Written task
Only the lines from the start of the data through the line with "from bokeh.resources import INLINE" belong in the copy. Restate them word for word, minus the pictures.

Provided data

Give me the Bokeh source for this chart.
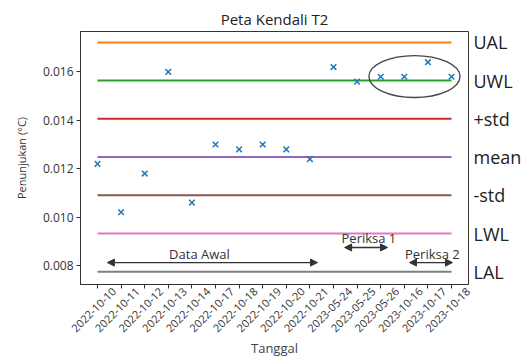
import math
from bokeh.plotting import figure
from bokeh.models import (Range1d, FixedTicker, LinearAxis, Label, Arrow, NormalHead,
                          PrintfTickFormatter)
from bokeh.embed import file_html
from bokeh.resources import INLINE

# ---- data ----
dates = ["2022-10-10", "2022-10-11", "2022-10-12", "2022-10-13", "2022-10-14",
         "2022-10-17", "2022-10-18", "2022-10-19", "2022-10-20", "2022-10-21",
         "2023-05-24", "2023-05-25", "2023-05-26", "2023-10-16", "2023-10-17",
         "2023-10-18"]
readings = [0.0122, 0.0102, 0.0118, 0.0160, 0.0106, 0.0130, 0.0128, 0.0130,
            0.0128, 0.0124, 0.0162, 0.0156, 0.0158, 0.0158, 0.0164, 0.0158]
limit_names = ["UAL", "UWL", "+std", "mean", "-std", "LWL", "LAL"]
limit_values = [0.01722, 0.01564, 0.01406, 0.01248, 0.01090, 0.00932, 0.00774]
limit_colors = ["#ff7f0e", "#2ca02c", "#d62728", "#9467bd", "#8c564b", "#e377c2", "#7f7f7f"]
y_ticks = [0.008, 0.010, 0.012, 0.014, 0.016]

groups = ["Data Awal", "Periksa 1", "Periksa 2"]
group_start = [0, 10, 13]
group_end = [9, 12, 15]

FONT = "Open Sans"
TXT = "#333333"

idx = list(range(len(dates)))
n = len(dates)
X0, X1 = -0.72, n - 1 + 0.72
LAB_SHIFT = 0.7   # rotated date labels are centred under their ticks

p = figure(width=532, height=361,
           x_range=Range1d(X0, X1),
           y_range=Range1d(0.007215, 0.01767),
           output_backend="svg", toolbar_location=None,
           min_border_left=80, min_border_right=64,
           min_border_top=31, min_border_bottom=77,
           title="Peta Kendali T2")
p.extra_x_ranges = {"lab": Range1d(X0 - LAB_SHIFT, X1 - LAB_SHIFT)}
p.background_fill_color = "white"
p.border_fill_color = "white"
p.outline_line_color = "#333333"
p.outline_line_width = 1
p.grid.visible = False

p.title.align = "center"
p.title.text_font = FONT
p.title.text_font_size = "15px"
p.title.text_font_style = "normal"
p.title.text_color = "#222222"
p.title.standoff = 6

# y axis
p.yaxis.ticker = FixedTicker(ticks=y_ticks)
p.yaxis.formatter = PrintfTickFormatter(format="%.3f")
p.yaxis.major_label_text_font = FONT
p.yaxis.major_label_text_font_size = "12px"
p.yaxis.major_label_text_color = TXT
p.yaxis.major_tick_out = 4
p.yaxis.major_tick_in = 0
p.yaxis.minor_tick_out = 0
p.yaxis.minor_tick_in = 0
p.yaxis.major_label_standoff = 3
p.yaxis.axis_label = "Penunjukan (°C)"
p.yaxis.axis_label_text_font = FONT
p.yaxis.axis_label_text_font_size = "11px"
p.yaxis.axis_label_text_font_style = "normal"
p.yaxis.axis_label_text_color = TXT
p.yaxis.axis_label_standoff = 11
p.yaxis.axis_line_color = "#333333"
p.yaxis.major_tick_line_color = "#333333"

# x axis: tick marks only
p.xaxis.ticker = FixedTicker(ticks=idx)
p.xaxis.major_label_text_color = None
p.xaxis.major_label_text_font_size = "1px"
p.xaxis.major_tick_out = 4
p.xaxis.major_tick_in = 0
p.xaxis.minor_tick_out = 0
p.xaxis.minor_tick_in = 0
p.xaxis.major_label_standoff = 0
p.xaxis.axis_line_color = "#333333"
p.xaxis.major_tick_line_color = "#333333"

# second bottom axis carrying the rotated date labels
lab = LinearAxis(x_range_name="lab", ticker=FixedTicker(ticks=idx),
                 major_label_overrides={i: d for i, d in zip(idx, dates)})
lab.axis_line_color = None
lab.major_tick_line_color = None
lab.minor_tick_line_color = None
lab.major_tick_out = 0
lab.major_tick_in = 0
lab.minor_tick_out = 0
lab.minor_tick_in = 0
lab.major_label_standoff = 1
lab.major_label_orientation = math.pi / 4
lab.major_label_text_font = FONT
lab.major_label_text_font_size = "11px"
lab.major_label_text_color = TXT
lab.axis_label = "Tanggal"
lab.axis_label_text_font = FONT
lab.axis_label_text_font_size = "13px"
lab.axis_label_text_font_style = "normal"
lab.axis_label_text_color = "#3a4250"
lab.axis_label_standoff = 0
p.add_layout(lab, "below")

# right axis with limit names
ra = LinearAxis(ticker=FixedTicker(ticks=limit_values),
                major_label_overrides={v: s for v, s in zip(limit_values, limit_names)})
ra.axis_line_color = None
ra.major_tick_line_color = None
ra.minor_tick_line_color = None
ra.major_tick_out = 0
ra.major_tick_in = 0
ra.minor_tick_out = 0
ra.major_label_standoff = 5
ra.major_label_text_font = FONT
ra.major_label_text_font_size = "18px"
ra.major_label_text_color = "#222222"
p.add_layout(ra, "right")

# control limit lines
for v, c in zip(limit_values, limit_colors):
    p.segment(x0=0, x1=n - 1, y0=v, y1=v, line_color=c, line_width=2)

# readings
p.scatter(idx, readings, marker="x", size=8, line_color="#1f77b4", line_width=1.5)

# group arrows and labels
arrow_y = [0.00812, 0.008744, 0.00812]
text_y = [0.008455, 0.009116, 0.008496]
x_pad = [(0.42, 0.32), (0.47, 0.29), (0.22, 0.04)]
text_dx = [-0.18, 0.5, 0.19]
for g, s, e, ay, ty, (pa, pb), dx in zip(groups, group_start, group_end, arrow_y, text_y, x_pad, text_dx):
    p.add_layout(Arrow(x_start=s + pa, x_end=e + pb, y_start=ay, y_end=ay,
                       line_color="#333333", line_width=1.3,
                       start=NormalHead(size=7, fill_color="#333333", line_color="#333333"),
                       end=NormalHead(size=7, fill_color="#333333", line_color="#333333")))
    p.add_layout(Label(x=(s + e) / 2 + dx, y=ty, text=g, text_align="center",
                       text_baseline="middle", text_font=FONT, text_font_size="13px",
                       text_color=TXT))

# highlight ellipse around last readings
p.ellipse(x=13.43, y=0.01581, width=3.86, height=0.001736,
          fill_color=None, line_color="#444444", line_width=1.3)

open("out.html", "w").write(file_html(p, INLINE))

Task output
Give me the Bokeh source for this chart.
import math
from bokeh.plotting import figure
from bokeh.models import (Range1d, FixedTicker, LinearAxis, Label, Arrow, NormalHead,
                          PrintfTickFormatter)
from bokeh.embed import file_html
from bokeh.resources import INLINE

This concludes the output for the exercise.